Clinton, Obama trade jabs on, well, trade
CLEVELAND | Both candidates accuse each other of supporting NAFTA
CLEVELAND -- Down in Texas, presidential hopefuls Hillary Clinton and Barack Obama are hitting each other hard on who would keep America safer. But here in rust-belt Ohio, they're slamming each other about who would better protect American jobs.
Clinton and Obama both toured the state Sunday, touting their plans for stopping the bleeding of American jobs that has hit this state hard. Both pledge to add 5 million green-technology jobs to the U.S. economy. Though their proposals are strikingly similar, they each magnify flaws in the other's.

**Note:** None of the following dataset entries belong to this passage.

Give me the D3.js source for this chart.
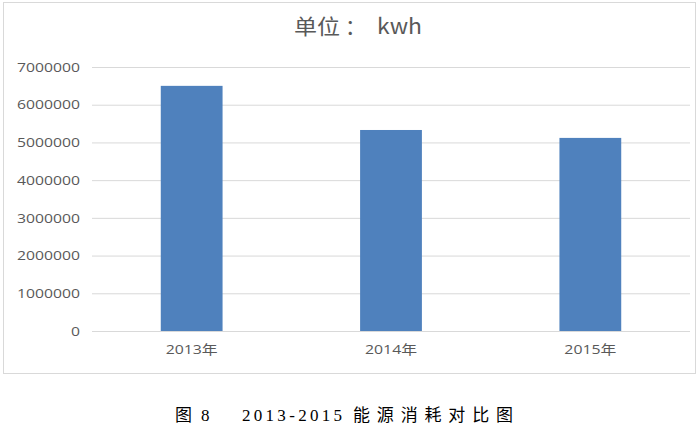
<!DOCTYPE html>
<html>
<head>
<meta charset="utf-8">
<script src="https://cdn.jsdelivr.net/npm/d3@7"></script>
<style>
  body { margin: 0; background: #fff; }
  svg { display: block; }
</style>
</head>
<body>
<script>
const categories = ['2013年', '2014年', '2015年']
const values = [6500000, 5330000, 5120000]
const yTicks = [0, 1000000, 2000000, 3000000, 4000000, 5000000, 6000000, 7000000]

const W = 698, H = 432
const svg = d3.select('body').append('svg').attr('width', W).attr('height', H)

// chart frame
svg.append('rect')
  .attr('x', 3.5).attr('y', 2.5).attr('width', 692).attr('height', 371)
  .attr('fill', '#fff').attr('stroke', '#d9d9d9')

const x = d3.scaleBand().domain(categories).range([92, 690])
  .paddingInner(0.69).paddingOuter(0.345)
const y = d3.scaleLinear().domain([0, 7000000]).range([331, 67])

// gridlines
svg.append('g').selectAll('line').data(yTicks).enter().append('line')
  .attr('x1', 92).attr('x2', 690)
  .attr('y1', d => y(d) + 0.5).attr('y2', d => y(d) + 0.5)
  .attr('stroke', '#d9d9d9').attr('stroke-width', 1)

// y labels (source font is horizontally stretched, so fit the width)
const yAxis = d3.axisLeft(y).tickValues(yTicks).tickSize(0).tickPadding(0).tickFormat(d3.format('d'))
svg.append('g').attr('transform', 'translate(80,0)').call(yAxis)
  .call(g => g.select('.domain').remove())
  .selectAll('text')
  .attr('font-family', 'Open Sans, Noto Sans, sans-serif').attr('font-size', 13).attr('fill', '#595959')
  .attr('textLength', d => String(d).length * 9).attr('lengthAdjust', 'spacingAndGlyphs')

// bars
svg.append('g').selectAll('rect').data(values).enter().append('rect')
  .attr('x', (d, i) => x(categories[i]))
  .attr('y', d => y(d))
  .attr('width', x.bandwidth())
  .attr('height', d => y(0) - y(d))
  .attr('fill', '#4f81bd')

// x labels
const xAxis = d3.axisBottom(x).tickSize(0).tickPadding(14)
svg.append('g').attr('transform', 'translate(0,331)').call(xAxis)
  .call(g => g.select('.domain').remove())
  .selectAll('text')
  .attr('font-family', 'Open Sans, Noto Sans CJK SC, sans-serif').attr('font-size', 13).attr('fill', '#595959')
  .attr('textLength', 52).attr('lengthAdjust', 'spacingAndGlyphs')

// title
const title = svg.append('text').attr('y', 34)
  .attr('font-family', 'Noto Sans CJK SC, sans-serif').attr('font-size', 21).attr('fill', '#595959')
title.append('tspan').attr('x', 294).attr('textLength', 46).attr('lengthAdjust', 'spacingAndGlyphs').text('单位')
title.append('tspan').attr('x', 345).text('：')
title.append('tspan').attr('x', 377).attr('textLength', 45).attr('lengthAdjust', 'spacingAndGlyphs').text('kwh')

// caption
const cap = svg.append('text').attr('y', 421)
  .attr('font-family', 'Liberation Serif, Noto Sans CJK SC, serif').attr('font-size', 17).attr('fill', '#000')
cap.append('tspan').attr('x', 175).text('图')
cap.append('tspan').attr('x', 201).text('8')
cap.append('tspan').attr('x', 242).attr('textLength', 100).attr('lengthAdjust', 'spacing').text('2013-2015')
cap.append('tspan').attr('x', 353).attr('textLength', 160).attr('lengthAdjust', 'spacing').text('能源消耗对比图')
</script>
</body>
</html>
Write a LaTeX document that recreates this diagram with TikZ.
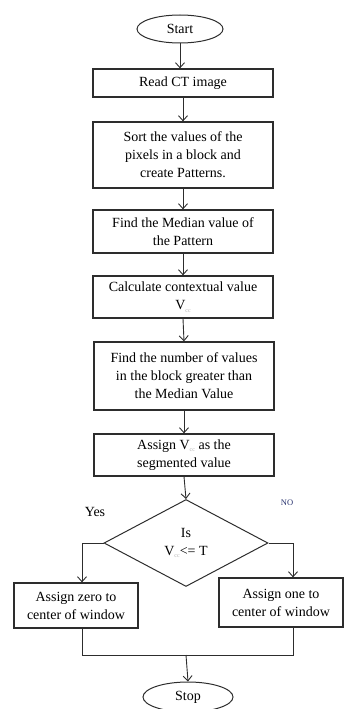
\documentclass[tikz,border=0pt]{standalone}
\usepackage{fontspec}
\setmainfont{Liberation Serif}
\usetikzlibrary{shapes.geometric,arrows.meta}
\definecolor{lin}{RGB}{45,45,45}
\definecolor{navy}{RGB}{40,50,110}
\newcommand{\vcc}{V\raisebox{-2.5pt}{\fontsize{6}{6}\selectfont\color{gray!60}cc}}
\tikzset{
  every node/.style={font=\fontsize{14}{18}\selectfont, text=black},
  procbox/.style={draw=lin, line width=1.3pt, rectangle, align=center, inner sep=0pt},
  term/.style={draw=lin, line width=1pt, ellipse, inner sep=0pt},
  decide/.style={draw=lin, line width=1pt, diamond, inner sep=0pt, aspect=1.9},
  arr/.style={draw=lin, line width=0.9pt, -{Straight Barb[length=5pt,width=9pt]}},
  ln/.style={draw=lin, line width=0.9pt}
}
\begin{document}
\begin{tikzpicture}[x=1pt,y=-1pt]
\useasboundingbox (0,0) rectangle (346,709);
\node[term, minimum width=86pt, minimum height=28pt] (start) at (180,29) {Start};
\node[procbox, minimum width=180pt, minimum height=28pt] (read) at (183,83) {Read CT image};
\node[procbox, minimum width=180pt, minimum height=66pt] (sort) at (183,155) {Sort the values of the\\pixels in a block and\\create Patterns.};
\node[procbox, minimum width=180pt, minimum height=43pt] (median) at (183,231.5) {Find the Median value of\\the Pattern};
\node[procbox, minimum width=180pt, minimum height=42pt] (calc) at (183,297) {Calculate contextual value\\\vcc};
\node[procbox, minimum width=180pt, minimum height=68pt] (count) at (184,376) {Find the number of values\\in the block greater than\\the Median Value};
\node[procbox, minimum width=180pt, minimum height=42pt] (assign) at (184,455) {Assign \vcc{} as the\\segmented value};
\node[decide, minimum width=164pt, minimum height=87pt] (dec) at (186,543) {};
\node[align=center] (dectext) at (186,543) {Is\\\vcc{}<= T};
\node[procbox, minimum width=124pt, minimum height=45pt] (zero) at (76,605.5) {Assign zero to\\center of window};
\node[procbox, minimum width=124pt, minimum height=49pt] (one) at (281,602.5) {Assign one to\\center of window};
\node[term, minimum width=90pt, minimum height=30pt] (stop) at (188,697) {Stop};
\node (yes) at (95,512) {Yes};
\node[font=\fontsize{8.5}{9}\selectfont, text=navy] (no) at (287,503) {NO};
\coordinate (yl) at (82,543);
\coordinate (yr) at (293,543);
\coordinate (jl) at (82,655);
\coordinate (jr) at (293,655);
\coordinate (jm) at (186,655);
\draw[arr] (start.south) -- (start.south |- read.north);
\draw[arr] (read.south) -- (sort.north);
\draw[arr] (sort.south) -- (median.north);
\draw[arr] (median.south) -- (calc.north);
\draw[arr] (calc.south) -- (count.north);
\draw[arr] (count.south) -- (assign.north);
\draw[arr] (assign.south) -- (dec.north);
\draw[ln] (dec.west) -- (yl);
\draw[arr] (yl) -- (yl |- zero.north);
\draw[ln] (dec.east) -- (yr);
\draw[arr] (yr) -- (yr |- one.north);
\draw[ln] (jl |- zero.south) -- (jl) -- (jr) -- (jr |- one.south);
\draw[arr] (jm) -- (stop.north);
\end{tikzpicture}
\end{document}
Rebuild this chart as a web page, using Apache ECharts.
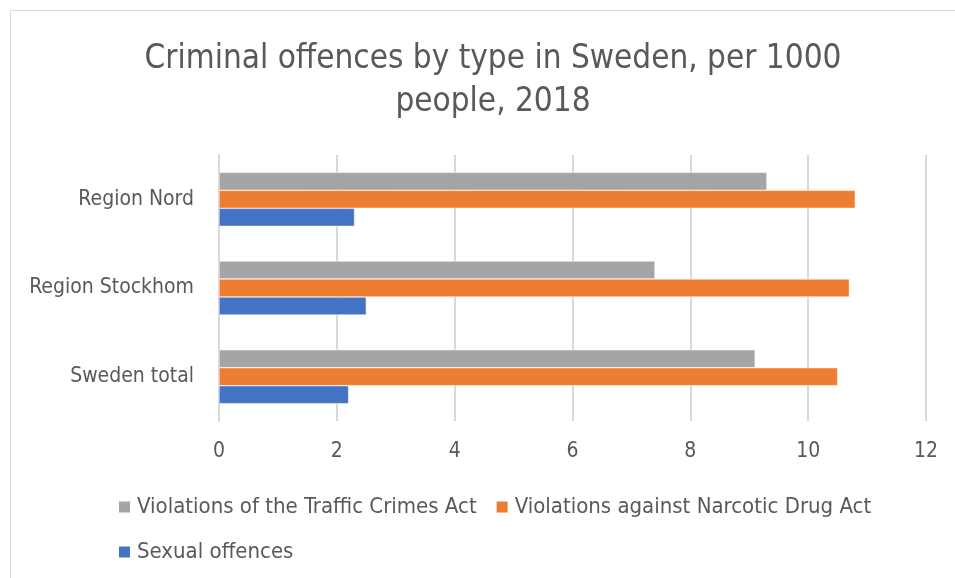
<!DOCTYPE html>
<html>
<head>
<meta charset="utf-8">
<script src="https://cdn.jsdelivr.net/npm/echarts@6/dist/echarts.min.js"></script>
<style>
  html, body { margin: 0; padding: 0; background: #fff; }
  #main { position: absolute; left: 10px; top: 10px; width: 960px; height: 580px; border: 1px solid #d9d9d9; box-sizing: border-box; }
</style>
</head>
<body>
<div id="main"></div>
<script>
// categories bottom -> top (ECharts category y axis starts at bottom)
var regions = ['Sweden total', 'Region Stockhom', 'Region Nord'];
var sexual = [2.2, 2.5, 2.3];
var narcotic = [10.5, 10.7, 10.8];
var traffic = [9.1, 7.4, 9.3];
var xTicks = [0, 2, 4, 6, 8, 10, 12];

var txt = '#595959';
var font = "'Liberation Sans Narrow', 'DejaVu Sans Condensed', Lato";

var chart = echarts.init(document.getElementById('main'));

var legendText = { color: txt, fontSize: 22, fontFamily: font, padding: [0, 0, 0, 1] };

var option = {
  animation: false,
  title: {
    text: 'Criminal offences by type in Sweden, per 1000\npeople, 2018',
    left: 477,
    textAlign: 'center',
    top: 22,
    textStyle: { color: txt, fontSize: 33, fontWeight: 'normal', fontFamily: font, lineHeight: 43 }
  },
  legend: [{
    data: ['Violations of the Traffic Crimes Act', 'Violations against Narcotic Drug Act'],
    left: 101,
    top: 480,
    itemWidth: 13,
    itemHeight: 13,
    itemGap: 18,
    icon: 'rect',
    textStyle: legendText
  }, {
    data: ['Sexual offences'],
    left: 101,
    top: 525,
    itemWidth: 13,
    itemHeight: 13,
    icon: 'rect',
    textStyle: legendText
  }],
  grid: { left: 208, right: 43, top: 144, bottom: 168 },
  xAxis: {
    type: 'value',
    min: xTicks[0],
    max: xTicks[xTicks.length - 1],
    interval: 2,
    axisLine: { show: false },
    axisTick: { show: false },
    axisLabel: { color: txt, fontSize: 21, fontFamily: font, margin: 20 },
    splitLine: { lineStyle: { color: '#d9d9d9', width: 2 } }
  },
  yAxis: {
    type: 'category',
    data: regions,
    axisLine: { lineStyle: { color: '#d9d9d9', width: 2 } },
    axisTick: { show: false },
    axisLabel: { color: txt, fontSize: 21, fontFamily: font, margin: 25 }
  },
  series: [
    { name: 'Violations of the Traffic Crimes Act', type: 'bar', data: traffic, barWidth: 18, barGap: '0%',
      itemStyle: { color: '#a5a5a5', borderColor: '#fff', borderWidth: 0.5 } },
    { name: 'Violations against Narcotic Drug Act', type: 'bar', data: narcotic, barWidth: 18, barGap: '0%',
      itemStyle: { color: '#ed7d31', borderColor: '#fff', borderWidth: 0.5 } },
    { name: 'Sexual offences', type: 'bar', data: sexual, barWidth: 18, barGap: '0%',
      itemStyle: { color: '#4472c4', borderColor: '#fff', borderWidth: 0.5 } }
  ]
};

chart.setOption(option);
</script>
</body>
</html>
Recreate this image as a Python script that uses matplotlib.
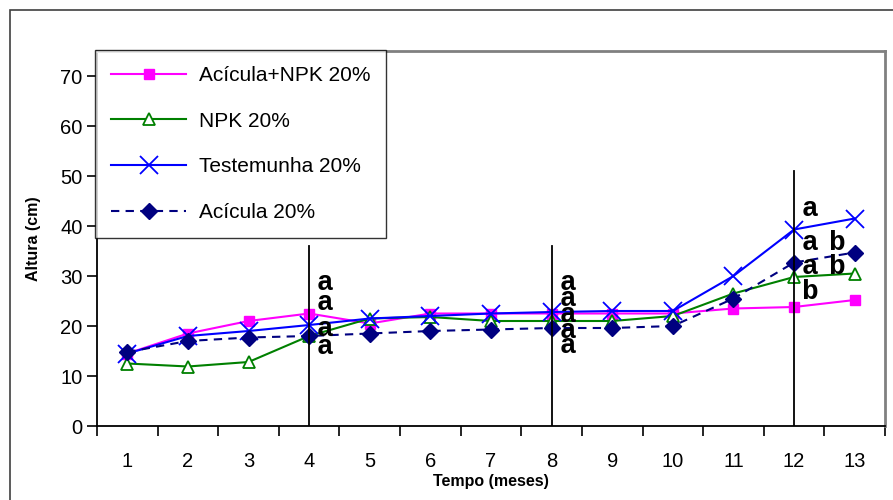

Polls indicate Clinton has a better shot at winning here than in Texas, though both states are close. So, Obama, who hopes to extend his 11-election winning streak, has a hard-hitting commercial here accusing Clinton of supporting the North American Free Trade Agreement, which Obama says sent American jobs out of the country.
"Hillary Clinton supported NAFTA, and I lost my job because of that," a steelworker says on Obama's radio ad. "I just don't think she supports people like me."
Just because her husband passed the free trade bill does not mean she should be accused of supporting it, Clinton has argued. Obama has the support of mayoral brother Bill Daley, who was President Bill Clinton's point man getting NAFTA passed by Congress.
In their last debate, both candidates walked a fine line, saying they did not think they would have to scrap the free trade agreement they blame for sending U.S. jobs to Mexico -- the mere threat of scrapping it should be enough to get Mexico and Canada to agree to renegotiate it, guaranteeing better terms for the United States, they said.
Clinton campaign staffers say an Obama confidant sent a message to the Canadian government not to worry: Obama won't really change NAFTA if elected. Obama staffers said no such "phone call" was made. But it turned out that it was not a phone call - it was a meeting between Obama advisor Austan Goolsbee and Canadian consular officials in Chicago at which NAFTA was discussed.
"We're going to take a hard look at NAFTA, which has a lot of problems," Clinton said. "We're going to renegotiate it."
Clinton focused on "kitchen table" issues such as rising gas prices as she toured industrial towns.
"Instead of holding hands with the Saudis, we need to hold them accountable," Clinton told a crowd of supporters at Garfield High School in Akron. "I think we need a president who actually gets out of the White House and looks at the gas prices."
Clinton told Ohio voters their problems are just like those she deals with in upstate New York.
"In upstate New York, I here the same stories I hear here: factories closing, children leaving home," Clinton said.
"We like Hillary: She's a woman," Marcia Kompanik, 69, a retired school secretary from Mineral Ridge, Ohio, said Sunday. "I think she has the experience and will be able to help us out."
In Texas, where both Clinton and Obama return today, Clinton is airing a hard-hitting commercial showing children asleep in their beds and asking who will keep them safer when the "red phone" rings in the White House at 3 a.m. Obama has a rival ad running saying he would keep those children safer.